(Charts and diagrams as code)
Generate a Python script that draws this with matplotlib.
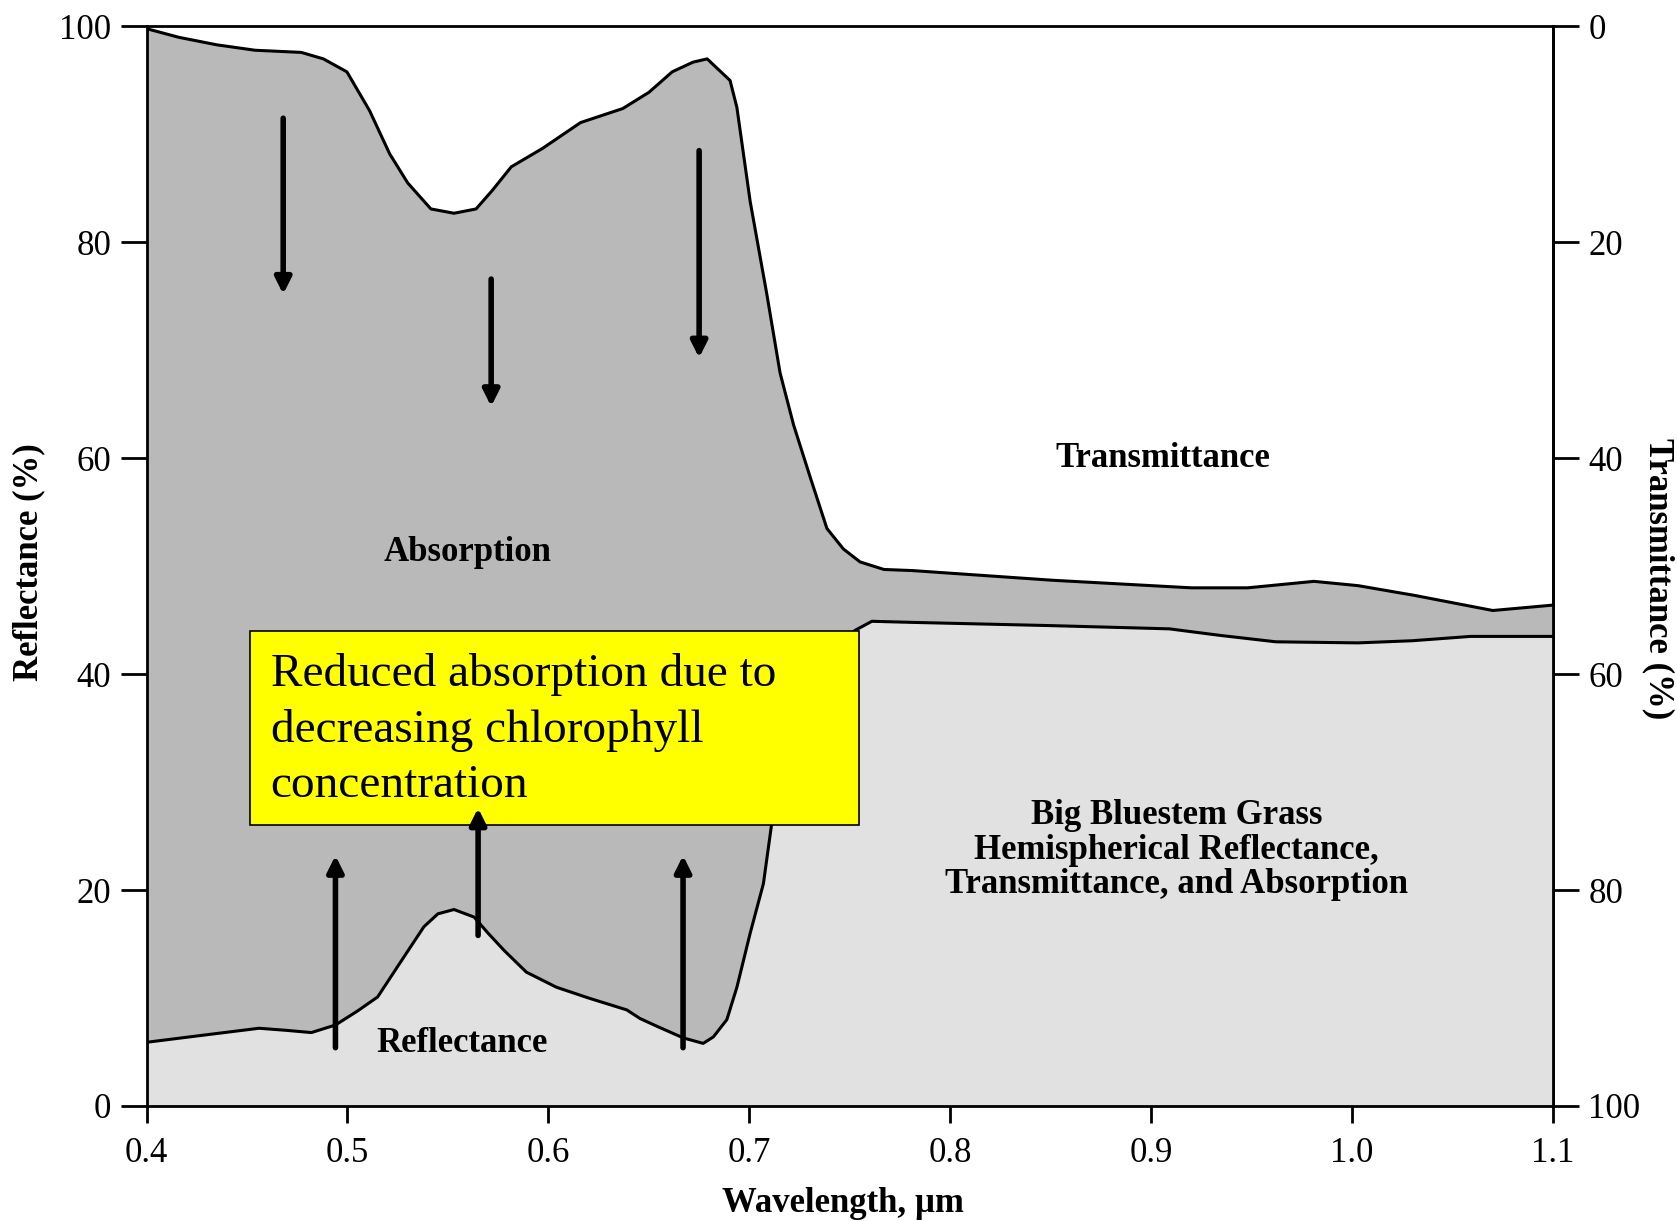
import matplotlib
matplotlib.use("Agg")
import matplotlib.pyplot as plt
from matplotlib.patches import Rectangle

# reflectance curve (lower boundary), %
wl_refl = [0.40, 0.43, 0.456, 0.47, 0.482, 0.494, 0.505, 0.515, 0.527, 0.538,
           0.545, 0.553, 0.563, 0.57, 0.578, 0.589, 0.604, 0.62, 0.639, 0.6456,
           0.655, 0.6672, 0.677, 0.6821, 0.6888, 0.6938, 0.7004, 0.707, 0.711, 0.72,
           0.73, 0.74, 0.753, 0.761, 0.781, 0.85, 0.909, 0.934, 0.962, 1.003,
           1.03, 1.059, 1.10]
refl = [5.9, 6.6, 7.2, 7.0, 6.8, 7.5, 8.8, 10.1, 13.5, 16.6,
        17.8, 18.2, 17.5, 16.0, 14.4, 12.4, 11.0, 10.0, 8.9, 8.1,
        7.3, 6.3, 5.8, 6.4, 8.0, 11.0, 16.0, 20.6, 26.0, 32.5,
        38.5, 42.5, 44.1, 44.9, 44.8, 44.5, 44.2, 43.6, 43.0, 42.9,
        43.1, 43.5, 43.5]

# reflectance + absorption (= 100 - transmittance), %
wl_upper = [0.40, 0.416, 0.435, 0.454, 0.477, 0.488, 0.4997, 0.511, 0.521, 0.530,
            0.5415, 0.553, 0.564, 0.572, 0.5815, 0.597, 0.616, 0.637, 0.650, 0.6616,
            0.672, 0.679, 0.6904, 0.6938, 0.7004, 0.7087, 0.7153, 0.722, 0.7302, 0.7386,
            0.7468, 0.7551, 0.767, 0.781, 0.851, 0.920, 0.948, 0.981, 1.003, 1.031,
            1.070, 1.10]
upper = [99.8, 99.0, 98.3, 97.8, 97.6, 97.0, 95.8, 92.2, 88.2, 85.5,
         83.1, 82.7, 83.1, 84.8, 87.0, 88.7, 91.1, 92.4, 93.9, 95.8,
         96.7, 97.0, 95.0, 92.5, 83.8, 75.2, 67.9, 63.1, 58.3, 53.5,
         51.6, 50.4, 49.7, 49.6, 48.7, 48.0, 48.0, 48.6, 48.2, 47.3,
         45.9, 46.4]

x_ticks = [0.4, 0.5, 0.6, 0.7, 0.8, 0.9, 1.0, 1.1]
x_ticklabels = ["0.4", "0.5", "0.6", "0.7", "0.8", "0.9", "1.0", "1.1"]
y_ticks = [0, 20, 40, 60, 80, 100]
scale_ticks = [0.61, 0.62, 0.63, 0.64, 0.65, 0.66, 0.67, 0.68, 0.69]

# arrows: (wavelength, tail, head)
down_arrows = [(0.468, 91.5, 75.2), (0.5715, 76.6, 64.8), (0.675, 88.5, 69.3)]
up_arrows = [(0.494, 5.4, 23.2), (0.565, 15.8, 27.6), (0.667, 5.4, 23.2)]

note_text = "Reduced absorption due to\ndecreasing chlorophyll\nconcentration"

plt.rcParams["font.family"] = ["Liberation Serif", "DejaVu Serif"]

fig = plt.figure(figsize=(16.77, 12.21), dpi=100, facecolor="white")
ax = fig.add_axes([0.0874, 0.0942, 0.8387, 0.8841])

ABS_GRAY = "#b9b9b9"
REF_GRAY = "#e1e1e1"

# layered fills: absorption below upper curve, reflectance on top
ax.fill_between(wl_upper, 0, upper, color=ABS_GRAY, lw=0, zorder=1)
ax.fill_between(wl_refl, 0, refl, color=REF_GRAY, lw=0, zorder=2)
ax.plot(wl_upper, upper, color="black", lw=2.2, zorder=3, solid_joinstyle="round")
ax.plot(wl_refl, refl, color="black", lw=2.2, zorder=3, solid_joinstyle="round")

ax.set_xlim(0.4, 1.1)
ax.set_ylim(0, 100)

# --- region labels ---
lbl = dict(fontsize=25, fontweight="bold", ha="center", va="center", zorder=6)
ax.text(0.56, 51.3, "Absorption", **lbl)
ax.text(0.9057, 60.0, "Transmittance", **lbl)
ax.text(0.557, 5.8, "Reflectance", **lbl)
ax.text(0.9127, 23.7,
        "Big Bluestem Grass\nHemispherical Reflectance,\nTransmittance, and Absorption",
        linespacing=1.05, **lbl)

# --- yellow note ---
ax.add_patch(Rectangle((0.4515, 26.0), 0.7547 - 0.4515, 44.0 - 26.0,
                       facecolor="#ffff00", edgecolor="black", lw=1.2, zorder=5))
ax.text(0.4618, 42.0, note_text, fontsize=34, ha="left", va="top",
        linespacing=1.4, zorder=6)

# --- arrows ---
for x, y0, y1 in down_arrows + up_arrows:
    ax.annotate("", xy=(x, y1), xytext=(x, y0), zorder=7,
                arrowprops=dict(arrowstyle="-|>", color="black", lw=4.0,
                                mutation_scale=24, shrinkA=0, shrinkB=0))

# --- axes styling ---
ax.set_xticks(x_ticks)
ax.set_xticklabels(x_ticklabels)
ax.set_yticks(y_ticks)
ax.set_xticks([t for t in scale_ticks if t != 0.65], minor=True)
ax.tick_params(axis="x", which="major", direction="out", length=12, width=2,
               labelsize=25, pad=10)
ax.tick_params(axis="x", which="minor", direction="in", length=10, width=1.8)
ax.tick_params(axis="y", which="major", direction="out", length=18.5, width=2,
               labelsize=25, pad=7)
for s in ax.spines.values():
    s.set_linewidth(2)

sec_x = ax.secondary_xaxis("bottom")
sec_x.set_xticks([0.65])
sec_x.tick_params(direction="in", length=17, width=1.8, labelbottom=False)
sec_x.spines["bottom"].set_visible(False)

sec_y = ax.secondary_yaxis("right", functions=(lambda v: 100 - v, lambda v: 100 - v))
sec_y.set_yticks(y_ticks)
sec_y.tick_params(direction="out", length=18.5, width=2, labelsize=25, pad=7)
sec_y.spines["right"].set_linewidth(2)

fig.text(0.0173, 0.54, "Reflectance (%)", rotation=90, fontsize=25,
         fontweight="bold", ha="center", va="center")
fig.text(0.9887, 0.526, "Transmittance (%)", rotation=-90, fontsize=25,
         fontweight="bold", ha="center", va="center")
fig.text(0.5027, 0.0147, "Wavelength, µm", fontsize=25, fontweight="bold",
         ha="center", va="center")

fig.savefig("out.png", dpi=100, facecolor="white")
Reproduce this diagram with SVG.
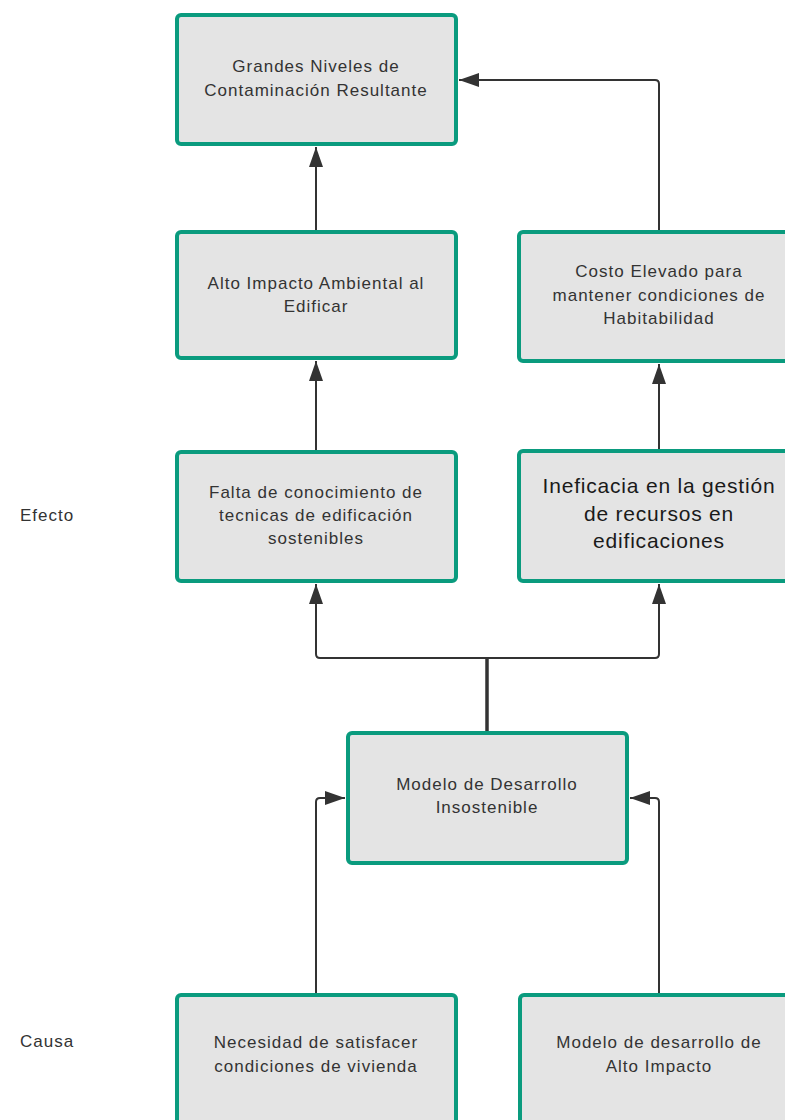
<svg xmlns="http://www.w3.org/2000/svg" width="785" height="1120" viewBox="0 0 785 1120">
<style>
.box{fill:#e4e4e4;stroke:#0a9b7e;stroke-width:4}
.t{font-family:"Liberation Sans",Arial,sans-serif;font-size:17px;letter-spacing:1px;fill:#333333;text-anchor:middle}
.big{font-size:21px;letter-spacing:0.8px;fill:#1a1a1a}
.lbl{font-family:"Liberation Sans",Arial,sans-serif;font-size:17px;letter-spacing:1px;fill:#333333}
.c{fill:none;stroke:#333333;stroke-width:2;stroke-linejoin:round}
</style>
<defs>
<marker id="ah" viewBox="0 0 20 14" refX="20" refY="7" markerWidth="20" markerHeight="14" markerUnits="userSpaceOnUse" orient="auto">
<path d="M0,0 L20,7 L0,14 Z" fill="#333333"/>
</marker>
</defs>
<rect width="785" height="1120" fill="#ffffff"/>
<text class="lbl" x="20" y="521">Efecto</text>
<text class="lbl" x="20" y="1047">Causa</text>
<g id="connectors">
<path class="c" d="M316,231 V147" marker-end="url(#ah)"/>
<path class="c" d="M659,231 V84 Q659,80 655,80 H459" marker-end="url(#ah)"/>
<path class="c" d="M316,451 V361" marker-end="url(#ah)"/>
<path class="c" d="M659,450 V364" marker-end="url(#ah)"/>
<path class="c" d="M487,658 H320 Q316,658 316,654 V584" marker-end="url(#ah)"/>
<path class="c" d="M487,658 H655 Q659,658 659,654 V584" marker-end="url(#ah)"/>
<path class="c" style="stroke-width:3.5" d="M487,732 V658"/>
<path class="c" d="M316,994 V802 Q316,798 320,798 H345" marker-end="url(#ah)"/>
<path class="c" d="M659,994 V802 Q659,798 655,798 H630" marker-end="url(#ah)"/>
</g>
<g id="n1"><rect class="box" x="177" y="15" width="279" height="129" rx="4"/>
<text class="t" x="316" y="72">Grandes Niveles de</text><text class="t" x="316" y="96">Contaminación Resultante</text></g>
<g id="n2"><rect class="box" x="177" y="232" width="279" height="126" rx="4"/>
<text class="t" x="316" y="289">Alto Impacto Ambiental al</text><text class="t" x="316" y="312">Edificar</text></g>
<g id="n3"><rect class="box" x="519" y="232" width="280" height="129" rx="4"/>
<text class="t" x="659" y="277">Costo Elevado para</text><text class="t" x="659" y="301">mantener condiciones de</text><text class="t" x="659" y="324">Habitabilidad</text></g>
<g id="n4"><rect class="box" x="177" y="452" width="279" height="129" rx="4"/>
<text class="t" x="316" y="498">Falta de conocimiento de</text><text class="t" x="316" y="521">tecnicas de edificación</text><text class="t" x="316" y="544">sostenibles</text></g>
<g id="n5"><rect class="box" x="519" y="451" width="280" height="130" rx="4"/>
<text class="t big" x="659" y="493">Ineficacia en la gestión</text><text class="t big" x="659" y="521">de recursos en</text><text class="t big" x="659" y="548">edificaciones</text></g>
<g id="n6"><rect class="box" x="348" y="733" width="279" height="130" rx="4"/>
<text class="t" x="487" y="790">Modelo de Desarrollo</text><text class="t" x="487" y="813">Insostenible</text></g>
<g id="n7"><rect class="box" x="177" y="995" width="279" height="135" rx="4"/>
<text class="t" x="316" y="1048">Necesidad de satisfacer</text><text class="t" x="316" y="1072">condiciones de vivienda</text></g>
<g id="n8"><rect class="box" x="520" y="995" width="280" height="135" rx="4"/>
<text class="t" x="659" y="1048">Modelo de desarrollo de</text><text class="t" x="659" y="1072">Alto Impacto</text></g>
</svg>
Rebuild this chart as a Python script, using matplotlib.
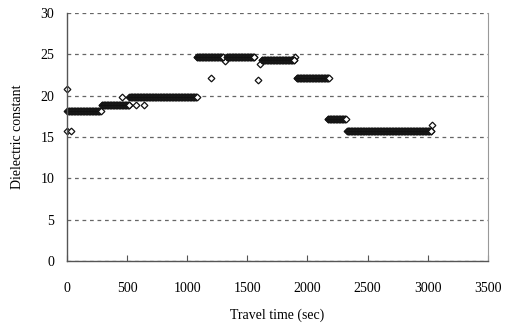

Task directions: Go through the material and copy out every line with "Python" in it.

Right answer:
Generate a Python script that draws this with matplotlib.
Rebuild this chart as a Python script, using matplotlib.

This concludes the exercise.